When you walk through the door the first thing you notice is the smell-a heady aroma of coffee, teas, and spices. The next thing you notice is the inviting creak of the rough hardwood floors, which squeak like real, honest-to-God hardwood floors are supposed to. Sight is only the third sense you’ll use but as your eyes adjust to the dimness, if you look past the Rube Goldberg coffee roaster and behind the coffee-bean-stuffed counter you’ll see the smiling face of Nancy Duncan where she’s been for almost 15 years.
“It will be 15 years exactly on February 1st“, said Nancy. “I had been working as a pharmacy technician for many years until the pharmacy was bought by Rite Aid. Just about the time of the sale, the people who owned this shop asked if my husband and I wanted to take it over. They had opened the shop in the 1980’s to roast coffee for their restaurant (which is now Cha Cha Cha on Bybee) and wanted to split it off. It was perfect timing, and I made the jump to the world of coffee.” Nancy worked with them for a couple weekends to learn the basics then worked with one of their employees for about a month for practice, and she was on her own. The roaster itself is truly a thing to behold. A great metal contraption looming in the corner of the shop, “it’s been here since the building was just a roaster, before we opened it to the public. It was hand-built by Michael Sivetz in Corvallis, who builds roasters for companies around the world.”
Her new business was also her introduction to Tom Dwyer Automotive. “I was looking for a mechanic at the time, and happened to hear some of my customers talking about auto repair. I asked them who’d they recommend, and they immediately said ‘Tom Dwyer Automotive’! I’ve been a happy client ever since. That was a long time ago, when Tom used to come in the shop and drop a rock in the tip jar.” A… rock? “Not just a regular rock!” laughed Nancy. “One of the rocks from his collection in the cases there at the shop. He’d bring special polished stones of some type, and it was always really nice.”

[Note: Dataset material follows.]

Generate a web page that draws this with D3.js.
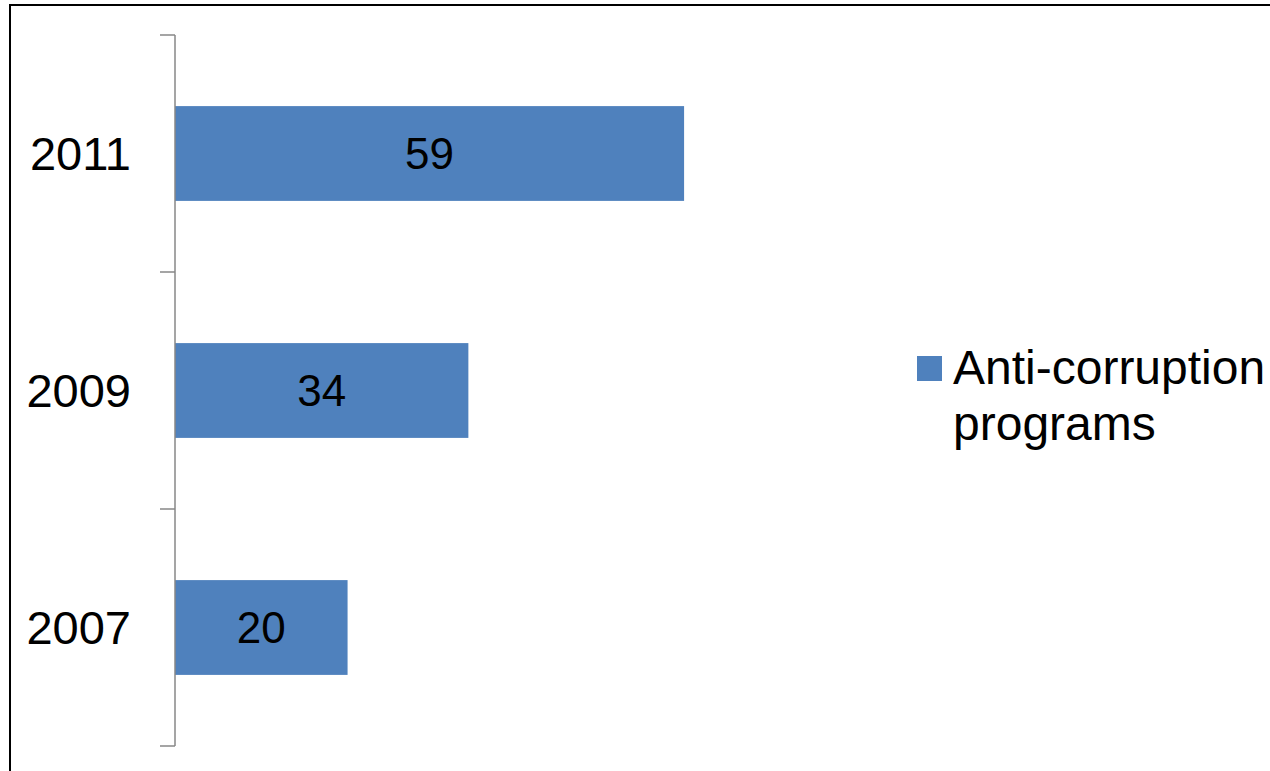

Nancy’s certainly learned the ins and outs of the business since those early days, and was able to tell us all about all about the art of coffee. “Coffee is a lot like wine,” she said. “It’s a crop product, which means that the beans vary by the weather they were grown in, the soil of their plantation, and the way the beans are stored. Moisture content varies by bag, and even within the same bag.” Of course, the beans are only part of the equation. Just as a winemaker can make or break a batch of grapes, the knowledge and artistic touch of the coffee roaster is as important to a good cup of java as the beans used to make it. Nancy told us that “Harder beans make darker roasts. I look to Mexican beans for a light, nutty flavor, and French or Italian for the darker, smokier flavors.” Roasting requires a close eye when the beans are almost done, because a batch can flip from perfect to burned in less than a minute. “Many people think that the darker the roast, the more caffeine the coffee has. It’s actually just the opposite. Roasting burns out the caffeine, so the lighter roasts have more.”
Tastes for coffee, again like wine, vary by season with lighter roasts (white wines) popular in the summer and darker roasts (red wines) popular in winter. Nancy’s personal favorites? “I really like the dark French and Italian coffees. One of my particular favorites is Recluse, which is a blend of French and Sumatran.” Schondecken has developed several blends of their own, including some with names that recall the Sellwood/Westmoreland area where the blend was born like “Moreland After” and “Best Moreland”.
But coffee is not just an art, it’s a business. Schondecken sells more than just coffee; they have an impressive array of bulk spices and loose-leaf teas. That amazing roaster helps set them apart from the other coffee shops in the area as well. “There are a LOT of coffee shops in the area, but only a couple roast their own beans on-site.” Inviting as the shop is, though, it’s only the tip of the iceberg. “The bulk of our business comes from mail-order, restaurants, and coffee carts.” The clientele of the coffee world is changing too, a development Nancy welcomes but is a little ambivalent about. “Everyone’s drinking more coffee these days (Look at the bottom of this article for the great graphic Nancy gave us on the density of coffee houses across the country) and I see much younger people drinking coffee these days, some as young as 10 to 12 years old. But I think it’s a good thing in some ways. Coffee shops provide a place for those in-between ages to meet and have something to do. In our little area here, there’s our shop as well as a yogurt shop and a couple other places that kids can go. It’s nice to be part of filling that niche for young people.”
Sitting in Portland, at the epicenter of the coffee revolution, Nancy sees more changes coming for the coffee world in the future. But, whatever changes the industry goes through over the next few years, you can rely on Schondecken’s to provide a hot cup of Joe in the cozy, comfortable environment it needs to make it perfect.